You don’t have to like me, none of you. I hope you do though because I’m here for you. I’m here to be another adult you can talk to and confide in as you grow up. I’m not going to try to be your mother. Your mother is pretty awesome and there is no way I could do what she does for you. Plus I have my own kid to wrangle.

As hard as this new change is, it will work out. You will be happy again.

What your Mum and I want is to create a safe, happy space where we can all just be ourselves. Where you can be comfortable to be yourself, do your school work, chill out and hang out. Yep, you’ll probably have some jobs to do too.

But you know what. I won’t say any of that – well maybe that very last paragraph…

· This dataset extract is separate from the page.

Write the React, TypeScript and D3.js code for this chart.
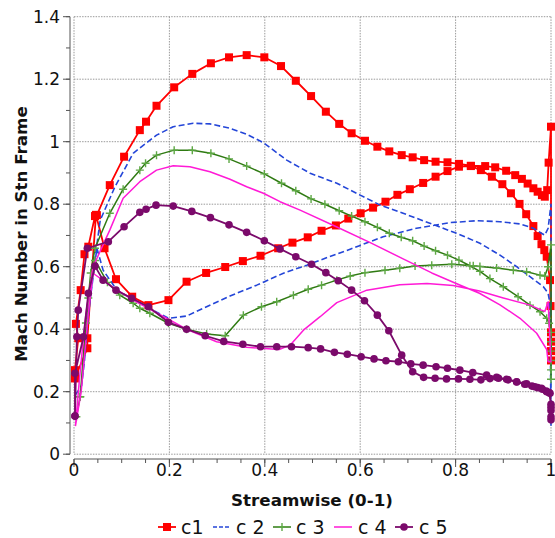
import React from "react";
import * as d3 from "d3";

type P = [number, number];

const X_TICKS = [0, 0.2, 0.4, 0.6, 0.8, 1];
const X_TICK_LABELS = ["0", "0.2", "0.4", "0.6", "0.8", "1"];
const Y_TICKS = [0, 0.2, 0.4, 0.6, 0.8, 1, 1.2, 1.4];
const Y_TICK_LABELS = ["0", "0.2", "0.4", "0.6", "0.8", "1", "1.2", "1.4"];
const SERIES_NAMES = ["c1", "c 2", "c 3", "c 4", "c 5"];

const c1Data: P[] = [
  [0.002, 0.243], [0.002, 0.269], [0.009, 0.371], [0.004, 0.417], [0.014, 0.525], [0.022, 0.64], [0.03, 0.664],
  [0.044, 0.762], [0.048, 0.765], [0.075, 0.861], [0.105, 0.952], [0.138, 1.037], [0.151, 1.064], [0.173, 1.115],
  [0.21, 1.174], [0.248, 1.217], [0.287, 1.251], [0.325, 1.27], [0.362, 1.277], [0.399, 1.27], [0.434, 1.242],
  [0.465, 1.195], [0.497, 1.146], [0.528, 1.096], [0.556, 1.057], [0.582, 1.027], [0.61, 1.003], [0.636, 0.984],
  [0.661, 0.969], [0.687, 0.957], [0.71, 0.95], [0.734, 0.941], [0.758, 0.936], [0.783, 0.934], [0.807, 0.929],
  [0.832, 0.923], [0.862, 0.922], [0.883, 0.918], [0.906, 0.907], [0.925, 0.893], [0.939, 0.881], [0.951, 0.866],
  [0.963, 0.851], [0.972, 0.84], [0.981, 0.829], [0.987, 0.824], [0.992, 0.845], [0.995, 0.933], [1.0, 1.048],
  [1.0, 0.3], [1.0, 0.33], [1.0, 0.36], [1.0, 0.39], [0.999, 0.474], [0.998, 0.557], [0.991, 0.632], [0.986, 0.653],
  [0.98, 0.672], [0.972, 0.698], [0.963, 0.73], [0.948, 0.768], [0.934, 0.801], [0.916, 0.835], [0.898, 0.864],
  [0.876, 0.888], [0.853, 0.909], [0.832, 0.922], [0.807, 0.92], [0.783, 0.906], [0.758, 0.888], [0.732, 0.868],
  [0.704, 0.848], [0.678, 0.83], [0.653, 0.808], [0.627, 0.789], [0.601, 0.771], [0.575, 0.754], [0.549, 0.732],
  [0.519, 0.715], [0.49, 0.694], [0.458, 0.677], [0.428, 0.659], [0.391, 0.635], [0.354, 0.618], [0.317, 0.599],
  [0.277, 0.58], [0.236, 0.552], [0.198, 0.493], [0.156, 0.477], [0.122, 0.504], [0.088, 0.56], [0.064, 0.659],
  [0.046, 0.766], [0.028, 0.371], [0.028, 0.339], [0.002, 0.243],
];

const c2Data: P[] = [
  [0.003, 0.19], [0.016, 0.22], [0.022, 0.3], [0.027, 0.397], [0.04, 0.58], [0.055, 0.749], [0.086, 0.856],
  [0.124, 0.963], [0.173, 1.021], [0.208, 1.048], [0.25, 1.059], [0.285, 1.057], [0.327, 1.043], [0.362, 1.024],
  [0.397, 0.997], [0.432, 0.957], [0.446, 0.941], [0.495, 0.899], [0.551, 0.867], [0.6, 0.829], [0.642, 0.797],
  [0.69, 0.771], [0.746, 0.739], [0.802, 0.707], [0.851, 0.675], [0.893, 0.637], [0.928, 0.6], [0.956, 0.568],
  [0.984, 0.536], [0.994, 0.515], [0.998, 0.48], [1.0, 0.09], [1.0, 0.8], [0.994, 0.723], [0.987, 0.701],
  [0.98, 0.707], [0.963, 0.723], [0.935, 0.737], [0.893, 0.744], [0.844, 0.747], [0.788, 0.741], [0.718, 0.723],
  [0.648, 0.696], [0.579, 0.656], [0.516, 0.621], [0.488, 0.605], [0.439, 0.579], [0.383, 0.541], [0.327, 0.506],
  [0.278, 0.472], [0.236, 0.442], [0.198, 0.435], [0.145, 0.477], [0.09, 0.525], [0.061, 0.589], [0.048, 0.659],
  [0.03, 0.45], [0.016, 0.22],
];

const c3Data: P[] = [
  [0.005, 0.12], [0.013, 0.184], [0.025, 0.42], [0.035, 0.58], [0.044, 0.659], [0.075, 0.771], [0.103, 0.848],
  [0.138, 0.909], [0.15, 0.931], [0.173, 0.957], [0.21, 0.973], [0.248, 0.973], [0.287, 0.963], [0.325, 0.945],
  [0.362, 0.922], [0.399, 0.897], [0.435, 0.867], [0.465, 0.843], [0.497, 0.817], [0.526, 0.8], [0.556, 0.779],
  [0.582, 0.762], [0.61, 0.744], [0.636, 0.726], [0.661, 0.707], [0.686, 0.694], [0.71, 0.683], [0.734, 0.666],
  [0.758, 0.651], [0.783, 0.637], [0.807, 0.621], [0.83, 0.603], [0.851, 0.585], [0.872, 0.562], [0.9, 0.536],
  [0.931, 0.504], [0.956, 0.477], [0.977, 0.456], [0.991, 0.435], [0.996, 0.419], [1.0, 0.39], [1.0, 0.36],
  [1.0, 0.33], [1.0, 0.3], [1.0, 0.27], [1.0, 0.24], [1.0, 0.67], [0.994, 0.6], [0.987, 0.57], [0.977, 0.573],
  [0.949, 0.584], [0.921, 0.589], [0.886, 0.596], [0.851, 0.601], [0.837, 0.603], [0.792, 0.608], [0.75, 0.605],
  [0.715, 0.602], [0.683, 0.595], [0.652, 0.589], [0.61, 0.581], [0.579, 0.57], [0.551, 0.557], [0.519, 0.541],
  [0.491, 0.528], [0.46, 0.509], [0.425, 0.488], [0.393, 0.472], [0.355, 0.445], [0.317, 0.379], [0.278, 0.385],
  [0.236, 0.4], [0.198, 0.419], [0.159, 0.451], [0.138, 0.467], [0.124, 0.483], [0.096, 0.509], [0.07, 0.55],
  [0.044, 0.62], [0.03, 0.5], [0.013, 0.184],
];

const c4Data: P[] = [
  [0.003, 0.09], [0.012, 0.25], [0.025, 0.45], [0.04, 0.6], [0.075, 0.717], [0.103, 0.819], [0.138, 0.872],
  [0.173, 0.909], [0.208, 0.923], [0.243, 0.92], [0.285, 0.904], [0.327, 0.88], [0.362, 0.856], [0.397, 0.835],
  [0.432, 0.808], [0.474, 0.781], [0.55, 0.728], [0.62, 0.678], [0.69, 0.625], [0.75, 0.58], [0.8, 0.547],
  [0.85, 0.515], [0.893, 0.478], [0.935, 0.435], [0.97, 0.387], [0.991, 0.335], [0.994, 0.296], [1.0, 0.296],
  [0.994, 0.488], [0.987, 0.457], [0.98, 0.461], [0.956, 0.477], [0.9, 0.5], [0.85, 0.522], [0.795, 0.54],
  [0.74, 0.546], [0.683, 0.542], [0.614, 0.525], [0.551, 0.485], [0.516, 0.44], [0.481, 0.397], [0.453, 0.349],
  [0.43, 0.335], [0.362, 0.342], [0.299, 0.36], [0.236, 0.4], [0.194, 0.435], [0.124, 0.493], [0.075, 0.541],
  [0.04, 0.579], [0.03, 0.45], [0.015, 0.2], [0.003, 0.09],
];

const c5Data: P[] = [
  [0.002, 0.122], [0.006, 0.376], [0.009, 0.461], [0.028, 0.659], [0.072, 0.68], [0.105, 0.728], [0.138, 0.774],
  [0.151, 0.784], [0.172, 0.797], [0.208, 0.794], [0.247, 0.777], [0.286, 0.757], [0.325, 0.734], [0.362, 0.71],
  [0.399, 0.683], [0.432, 0.657], [0.465, 0.632], [0.498, 0.608], [0.528, 0.581], [0.554, 0.555], [0.582, 0.525],
  [0.609, 0.491], [0.636, 0.445], [0.66, 0.395], [0.687, 0.317], [0.71, 0.264], [0.733, 0.246], [0.757, 0.243],
  [0.781, 0.241], [0.806, 0.241], [0.83, 0.24], [0.853, 0.238], [0.872, 0.242], [0.89, 0.243], [0.91, 0.238],
  [0.928, 0.231], [0.945, 0.224], [0.96, 0.218], [0.972, 0.213], [0.982, 0.208], [0.99, 0.202], [0.996, 0.197],
  [1.0, 0.16], [1.0, 0.14], [1.0, 0.12], [1.0, 0.11], [1.0, 0.15], [0.998, 0.195], [0.991, 0.2], [0.98, 0.211],
  [0.966, 0.216], [0.949, 0.225], [0.928, 0.232], [0.907, 0.24], [0.886, 0.246], [0.865, 0.253], [0.836, 0.261],
  [0.809, 0.269], [0.783, 0.275], [0.759, 0.28], [0.732, 0.285], [0.706, 0.289], [0.68, 0.296], [0.654, 0.299],
  [0.629, 0.305], [0.602, 0.312], [0.573, 0.32], [0.546, 0.326], [0.517, 0.337], [0.491, 0.341], [0.456, 0.344],
  [0.425, 0.344], [0.391, 0.344], [0.354, 0.352], [0.314, 0.361], [0.275, 0.379], [0.236, 0.4], [0.198, 0.422],
  [0.156, 0.472], [0.121, 0.499], [0.088, 0.525], [0.061, 0.557], [0.044, 0.602], [0.03, 0.515], [0.02, 0.376],
  [0.002, 0.259], [0.002, 0.122],
];

const W = 555;
const H = 538;
const FONT = "'DejaVu Sans', Verdana, sans-serif";

type Marker = "square" | "plus" | "circle" | "none";
interface SeriesDef {
  name: string;
  data: P[];
  color: string;
  markerColor: string;
  width: number;
  dash?: string;
  marker: Marker;
}

const SERIES: SeriesDef[] = [
  { name: SERIES_NAMES[0], data: c1Data, color: "#ff0000", markerColor: "#ff0000", width: 1.8, marker: "square" },
  { name: SERIES_NAMES[1], data: c2Data, color: "#2446d8", markerColor: "#2446d8", width: 1.6, dash: "6,3", marker: "none" },
  { name: SERIES_NAMES[2], data: c3Data, color: "#2f7a12", markerColor: "#5ea845", width: 1.5, marker: "plus" },
  { name: SERIES_NAMES[3], data: c4Data, color: "#ff1ad6", markerColor: "#ff1ad6", width: 1.5, marker: "none" },
  { name: SERIES_NAMES[4], data: c5Data, color: "#7b0a6b", markerColor: "#7b0a6b", width: 1.8, marker: "circle" },
];

function MarkerShape({ kind, cx, cy, color }: { kind: Marker; cx: number; cy: number; color: string }) {
  if (kind === "square") return <rect x={cx - 4} y={cy - 4} width={8} height={8} fill={color} />;
  if (kind === "circle") return <circle cx={cx} cy={cy} r={3.8} fill={color} />;
  if (kind === "plus")
    return (
      <path d={`M${cx - 4},${cy}H${cx + 4}M${cx},${cy - 4}V${cy + 4}`} stroke={color} strokeWidth={1.4} fill="none" />
    );
  return null;
}

export default function App() {
  const x = d3.scaleLinear().domain([0, 1]).range([74, 551]);
  const y = d3.scaleLinear().domain([0, 1.4]).range([454.2, 16.7]);
  const line = d3
    .line<P>()
    .x((d) => x(d[0]))
    .y((d) => y(d[1]));

  const axisX = 70;
  const axisY = 459;
  const yMinor = d3.range(0, 1.41, 0.1);
  const xMinor = d3.range(0, 1.001, 0.05);

  const legendItems = [
    { lx: 158, tx: 181 },
    { lx: 213, tx: 236 },
    { lx: 273, tx: 296 },
    { lx: 334, tx: 358 },
    { lx: 395, tx: 419 },
  ];
  const legendY = 527;

  return (
    <svg width={W} height={H} style={{ position: "absolute", left: 0, top: 0, background: "#fff" }} fontFamily={FONT}>
      {/* grid */}
      <g stroke="#9a9a9a" strokeWidth={1} strokeDasharray="1.5,1.2" fill="none">
        {Y_TICKS.map((t) => (
          <line key={"gy" + t} x1={x(0)} x2={x(1)} y1={y(t)} y2={y(t)} />
        ))}
        {X_TICKS.map((t) => (
          <line key={"gx" + t} x1={x(t)} x2={x(t)} y1={y(1.4)} y2={y(0)} />
        ))}
      </g>
      {/* axes */}
      <g stroke="#555" strokeWidth={1} fill="none">
        <line x1={axisX} x2={axisX} y1={y(1.4)} y2={y(0)} />
        {yMinor.map((t) => (
          <line key={"ymt" + t} x1={axisX - 4} x2={axisX} y1={y(t)} y2={y(t)} />
        ))}
        {Y_TICKS.map((t) => (
          <line key={"yt" + t} x1={axisX - 7} x2={axisX} y1={y(t)} y2={y(t)} />
        ))}
        <line x1={x(0)} x2={x(1)} y1={axisY} y2={axisY} />
        {xMinor.map((t) => (
          <line key={"xmt" + t} x1={x(t)} x2={x(t)} y1={axisY} y2={axisY + 4} />
        ))}
        {X_TICKS.map((t) => (
          <line key={"xt" + t} x1={x(t)} x2={x(t)} y1={axisY} y2={axisY + 8} />
        ))}
      </g>
      {/* tick labels */}
      <g fontSize={17} fill="#111">
        {Y_TICKS.map((t, i) => (
          <text key={"yl" + t} x={60} y={y(t) + 6} textAnchor="end">
            {Y_TICK_LABELS[i]}
          </text>
        ))}
        {X_TICKS.map((t, i) => (
          <text key={"xl" + t} x={x(t)} y={476} textAnchor="middle">
            {X_TICK_LABELS[i]}
          </text>
        ))}
      </g>
      {/* axis titles */}
      <text x={312} y={506} textAnchor="middle" fontWeight="bold" fontSize={16.7} fill="#111">
        Streamwise (0-1)
      </text>
      <text
        transform={`translate(27,${234}) rotate(-90)`}
        textAnchor="middle"
        fontWeight="bold"
        fontSize={16.7}
        fill="#111"
      >
        Mach Number in Stn Frame
      </text>
      {/* series */}
      {SERIES.map((s) => (
        <g key={s.name}>
          <path
            d={line(s.data) || ""}
            fill="none"
            stroke={s.color}
            strokeWidth={s.width}
            strokeDasharray={s.dash}
            strokeLinejoin="round"
          />
          {s.marker !== "none" &&
            s.data.map((d, i) => (
              <MarkerShape key={i} kind={s.marker} cx={x(d[0])} cy={y(d[1])} color={s.markerColor} />
            ))}
        </g>
      ))}
      {/* legend */}
      {SERIES.map((s, i) => {
        const it = legendItems[i];
        return (
          <g key={"lg" + s.name}>
            <line
              x1={it.lx}
              x2={it.lx + 18}
              y1={legendY}
              y2={legendY}
              stroke={s.color}
              strokeWidth={s.width}
              strokeDasharray={s.dash ? "4,2" : undefined}
            />
            {s.marker !== "none" && <MarkerShape kind={s.marker} cx={it.lx + 9} cy={legendY} color={s.markerColor} />}
            <text x={it.tx} y={legendY + 7} fontSize={19} fill="#111">
              {s.name}
            </text>
          </g>
        );
      })}
    </svg>
  );
}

I can’t – it’s not for me to interfere in their relationship with her. I just have to support her as much as I can and be there when the tears come. Who knows, maybe she feels the same when she sees my daughter with me?

Wishing you all the happiness the Universe can bring
A person

Fascinating to think…

I’m all set to write a different blog but right now I have to tell you about a puzzling thing!

My ex just told me that a friend of hers has insisted that I came onto her. In an Aldi store of all places. Apparently I asked for her number and she told me to rack off.

This encounter never happened. Although I did recently speak with this woman, even in a flirty way (I am a flirt to be honest), none of what she relayed to my ex was what was said.

What would be her reason to lie? says my ex.

What would be my reason to? says I. I’m very happy with my girlfriend and I don’t tend to go around asking people for their numbers.

I’m completely at a loss at why this woman would say this to my ex when it didn’t happen. Is she trying to flatter her by putting me down? Does she just make up shit for fun? Did she think it would cause a fight? Did she actually want me and I’m not available so it’s reverse psychology?

Anyway, an interesting end to the day!